AFib affects more than 2.7 million people in the U.S. and can lead to blood clots, stroke, and heart failure, among other complications. The condition contributes to an estimated 130,000 deaths each year, according to the Centers for Disease Control and Prevention.
The Alliance successfully applied for a grant from the Patient Centered Outcomes Research Institute (PCORI). In the study, the patient serves as both an active participant who is exposed to potential AFib triggers — like alcohol, caffeine, stress or poor sleep — and then a control who eliminates the trigger from his or her daily regime. This setup is especially valuable because every AFib patient is a little different, said Olgin, chief of the Division of Cardiology who holds the Ernest Gallo-Kanu Chatterjee Distinguished Professorship in Clinical Cardiology.

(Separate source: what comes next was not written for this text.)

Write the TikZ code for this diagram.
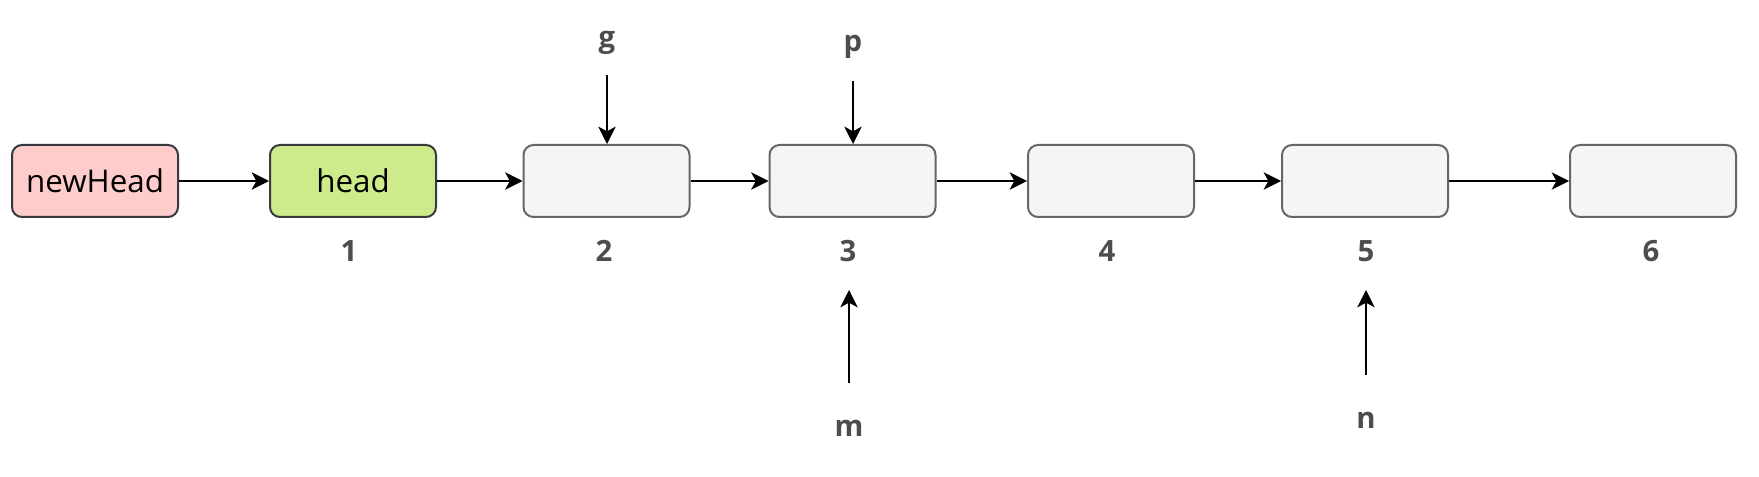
\documentclass[tikz,border=0pt]{standalone}
\usepackage{fontspec}
\setmainfont{Open Sans}
\usetikzlibrary{arrows.meta}
\definecolor{pinkfill}{HTML}{FFCCCC}
\definecolor{greenfill}{HTML}{CDEB8B}
\definecolor{grayfill}{HTML}{F5F5F5}
\definecolor{darkline}{HTML}{36393D}
\definecolor{grayline}{HTML}{666666}
\definecolor{labelgray}{HTML}{4D4D4D}
\tikzset{
  listbox/.style={draw=grayline, fill=grayfill, line width=1.5pt, rounded corners=7.5pt,
    minimum width=124.5pt, minimum height=54pt, inner sep=0pt,
    font=\fontsize{23.5}{26}\selectfont},
  pinkbox/.style={listbox, draw=darkline, fill=pinkfill},
  greenbox/.style={listbox, draw=darkline, fill=greenfill},
  idx/.style={text=labelgray, font=\bfseries\fontsize{22}{25}\selectfont, inner sep=0pt},
  arr/.style={-{Stealth[length=13pt,width=13pt,inset=3.5pt]}, line width=1.5pt, black}
}
\begin{document}
\begin{tikzpicture}[x=0.75pt,y=-0.75pt]
\useasboundingbox (0,0) rectangle (1759,477);
\node[pinkbox]  (nh) at (95,181) {newHead};
\node[greenbox] (b1) at (353,181) {head};
\node[listbox]  (b2) at (606.5,181) {};
\node[listbox]  (b3) at (852.5,181) {};
\node[listbox]  (b4) at (1111,181) {};
\node[listbox]  (b5) at (1365,181) {};
\node[listbox]  (b6) at (1653,181) {};
\node[idx] (l1) at (349,251) {1};
\node[idx] (l2) at (604,251) {2};
\node[idx] (l3) at (848,251) {3};
\node[idx] (l4) at (1107,251) {4};
\node[idx] (l5) at (1366,251) {5};
\node[idx] (l6) at (1651,251) {6};
\node[idx] (g) at (607,43) {g};
\node[idx] (p) at (853,47) {p};
\node[idx] (m) at (849,428) {m};
\node[idx] (n) at (1366,420) {n};
\coordinate (gs) at (607,75);
\coordinate (ps) at (853,81);
\coordinate (ms) at (849,383);
\coordinate (me) at (849,290);
\coordinate (ns) at (1366,375);
\coordinate (ne) at (1366,290);
\draw[arr] (nh) -- (b1);
\draw[arr] (b1) -- (b2);
\draw[arr] (b2) -- (b3);
\draw[arr] (b3) -- (b4);
\draw[arr] (b4) -- (b5);
\draw[arr] (b5) -- (b6);
\draw[arr] (gs) -- (gs |- b2.north);
\draw[arr] (ps) -- (ps |- b3.north);
\draw[arr] (ms) -- (me);
\draw[arr] (ns) -- (ne);
\end{tikzpicture}
\end{document}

“In conventional research, generally you look at baseline data from one snap-shot in time. For example, on that one day, someone drinks this much alcohol. Then you follow them for a time to see who develops AFib and who doesn’t.” Marcus said. But the immediate influences before an episode have been difficult to capture. The new study aims to better understand how acute or short-term behavior or exposure — measured by nearly continuous assessments — can trigger cardiovascular episodes.
Beyond heart disease
While the core of Health eHeart is cardiac research, the team has far-reaching ambitions: expanding mobile health-based research to other conditions and around the world. The study is built on a platform called Eureka, and the team is hoping to encourage other academic and industrial investigators to adopt the technology.
For researchers, the appeal of Eureka may be the global reach. For many participants, the draw of studies like Health eHeart is the emphasis on community service – the opportunity to improve medicine and help other patients. Participants on the platform will be able to identify causes they’re interested in, such as heart disease or cancer research, and will be invited to participate in studies centered around those causes.
The team is optimistic that Health eHeart will reach its goal of enrolling 1 million patients.
“The good and the bad is that heart disease is so common,” Marcus said. “We’re relying on altruism and for people to be willing to make a meaningful contribution.”